ここでは、直近の「東証REIT指数」について、NAV倍率・分配金利回り・TOPIX・東証1部株式の配当利回り・投信の資産増減状況などといった観点から見ていきたいと思います。
なお、各指標に関しては、以下の記事でそれぞれ詳しく解説していますので、よろしければご参照下さい。
1.東証REIT指数とTOPIX
まずは、東証REIT指数とTOPIXの推移を見比べてみます。
この図から、TOPIXと東証REIT指数とは強い相関を認めることが分かります。
2.東証REIT指数とNAV倍率・分配金利回り
次に、東証REIT指数をNAV倍率や分配金利回りといった点から見ていきます。
まずは、NAV倍率の方からです。
NAV倍率は、1.01倍となっており、割安な水準であると言えます。
続いて、分配金利回りの推移についても見ていきます。(見やすくするために、右軸にある分配金利回りのスケールは反転させてあります。)
直近のJ-REIT分配金利回りは3.80%となっていますが、この利回りをリスクと比較して高いと見るかそうでないかは、意見が分かれそうです。
3.各種利回りの比較
さらに、REITの分配金利回りは、株式の配当利回りや長期金利(10年国債利回り)などとの関係で決まってくる面もあると思われるため、それらの比較をしたのが以下の図になります。

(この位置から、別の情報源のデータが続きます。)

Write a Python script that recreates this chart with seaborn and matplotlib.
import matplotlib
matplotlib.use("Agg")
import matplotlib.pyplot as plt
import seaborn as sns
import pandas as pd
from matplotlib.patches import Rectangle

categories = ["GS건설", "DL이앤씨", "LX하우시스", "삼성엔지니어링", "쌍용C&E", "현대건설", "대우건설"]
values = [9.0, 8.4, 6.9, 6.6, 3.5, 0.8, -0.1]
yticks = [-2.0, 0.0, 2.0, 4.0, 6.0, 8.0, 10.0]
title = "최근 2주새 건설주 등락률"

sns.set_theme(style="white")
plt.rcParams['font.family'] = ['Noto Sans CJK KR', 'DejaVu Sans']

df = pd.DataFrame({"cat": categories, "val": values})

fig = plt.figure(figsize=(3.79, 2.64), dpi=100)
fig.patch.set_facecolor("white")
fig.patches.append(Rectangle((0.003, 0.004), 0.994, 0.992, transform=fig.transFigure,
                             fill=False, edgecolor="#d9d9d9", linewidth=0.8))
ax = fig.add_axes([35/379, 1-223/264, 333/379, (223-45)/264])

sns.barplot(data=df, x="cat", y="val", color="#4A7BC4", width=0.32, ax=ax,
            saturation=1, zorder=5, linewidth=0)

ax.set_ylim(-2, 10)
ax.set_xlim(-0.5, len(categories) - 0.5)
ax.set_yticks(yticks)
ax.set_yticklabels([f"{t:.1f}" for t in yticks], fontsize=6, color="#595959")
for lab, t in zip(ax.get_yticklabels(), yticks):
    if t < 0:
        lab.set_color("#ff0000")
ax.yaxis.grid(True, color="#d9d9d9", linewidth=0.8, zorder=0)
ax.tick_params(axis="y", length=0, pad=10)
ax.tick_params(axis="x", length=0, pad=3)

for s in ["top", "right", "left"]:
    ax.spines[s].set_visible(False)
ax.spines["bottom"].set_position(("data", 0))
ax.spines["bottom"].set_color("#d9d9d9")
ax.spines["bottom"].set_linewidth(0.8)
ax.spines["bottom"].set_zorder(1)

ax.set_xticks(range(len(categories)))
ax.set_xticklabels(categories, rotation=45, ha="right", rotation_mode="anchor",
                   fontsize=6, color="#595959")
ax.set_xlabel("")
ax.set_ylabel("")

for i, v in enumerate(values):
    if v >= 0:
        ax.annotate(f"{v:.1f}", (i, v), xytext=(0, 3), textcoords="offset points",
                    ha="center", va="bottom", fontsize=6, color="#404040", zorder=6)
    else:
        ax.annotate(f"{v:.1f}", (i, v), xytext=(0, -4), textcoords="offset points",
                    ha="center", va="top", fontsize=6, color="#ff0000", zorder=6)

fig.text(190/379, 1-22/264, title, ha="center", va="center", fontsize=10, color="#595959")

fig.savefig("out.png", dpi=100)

ここで、長期金利(10年国債利回り)に関しては、日銀の「長短金利操作付き量的・質的金融緩和」などにより、ここ何年もほぼゼロ%近傍での推移となっています。
そういったこともあり、長期金利は比較対象として適切なものかどうか疑わしいため、ここではJ-REITの分配金利回りと東証1部株式の配当利回りとを比較してみます。
このJ-REITの分配金利回りとプライム市場株式の配当利回りとのスプレッド(利回り差)の推移を示したのが以下の図です。
この図から分かるように、スプレッドは低い水準となっており、東証REIT指数は株式と比較して割安であるとは言えなそうです。
4.投資信託の資産増減状況と東証REIT指数
なお、東証REIT指数を構成しているJ-REIT市場における主な投資家としては、日銀や投資信託、海外投資家が挙げられます。
そして、東証REIT指数の推移は、その中でも投資信託の資産増減状況との関連が比較的強いため、その影響についてここでは見ていきます。
具体的には、投資信託の商品分類のうち、「毎月決算型」、「国内 不動産投信」の2つについてです。
まずは、「毎月決算型」の方からになります。
この「毎月決算型」を見るのは、分配金を毎月出す投信にとって、相対的に利回りの高いREITというのは、都合が良いためです。
ここ最近では、「毎月決算型」投信の純資産総額および東証REIT指数はともにほぼ横ばいとなっており、両者の乖離も広がったままとなっています。
2017年末頃から両者の乖離は大きくなっており、「毎月決算型」投信の純資産総額は、もはやあまり参考にならないのかもしれません。
続いて、「国内 不動産投信」になります。
対照的に、「国内 不動産投信」の純資産額の推移は、東証REIT指数とほぼ連動するような動きとなっていることが分かります。
また足元では、「国内 不動産投信」の純資産額は増加傾向となっており、高い水準を維持しています。
5.総括
東証REIT指数は、直近では方向感に乏しい展開となっています。
J-REITの予想分配金利回りは、22年10月末時点で平均して3.80%で、これは一見すると利回りが高いように感じるかもしれませんが、REITでは、収益の9割以上が分配金として還元されていることを忘れてはなりません。
一方で、同じ10月末時点でのプライム市場全銘柄の加重平均配当利回りは、2.41%でした。
日本企業の配当性向が3割強であることを加味すると、インカムゲインという観点では断然、株式の方に軍配が上がることが分かります。
もちろん、単純に利回りだけで比較できるものではありませんが、それでも業績が堅調で、株価もまだまだ割安な企業が多いことを考えると、REITよりも株式の方に投資妙味があるのではないかと考えています。
また、J-REIT市場では、平均LTV(=有利子負債÷総資産)が47.7%(22年10月末時点)と、平均して半分近くを有利子負債で賄っているため、REITは金利上昇リスクに弱いのではないかと懸念されるかもしれません。
しかし、これに関しては、2021年の上場企業全体の有利子負債依存度(=有利子負債÷総資産)の平均が85.8%、中央値が33.2%であるため、一概にREITの方が株式よりも金利上昇リスクに弱いとは言えません。
いずれにしても、日本においてもインフレ率が亢進し、金利上昇リスクが高まると考えるのであれば、REITにおいても有利子負債比率の低い銘柄を選んでおくのが無難でしょう。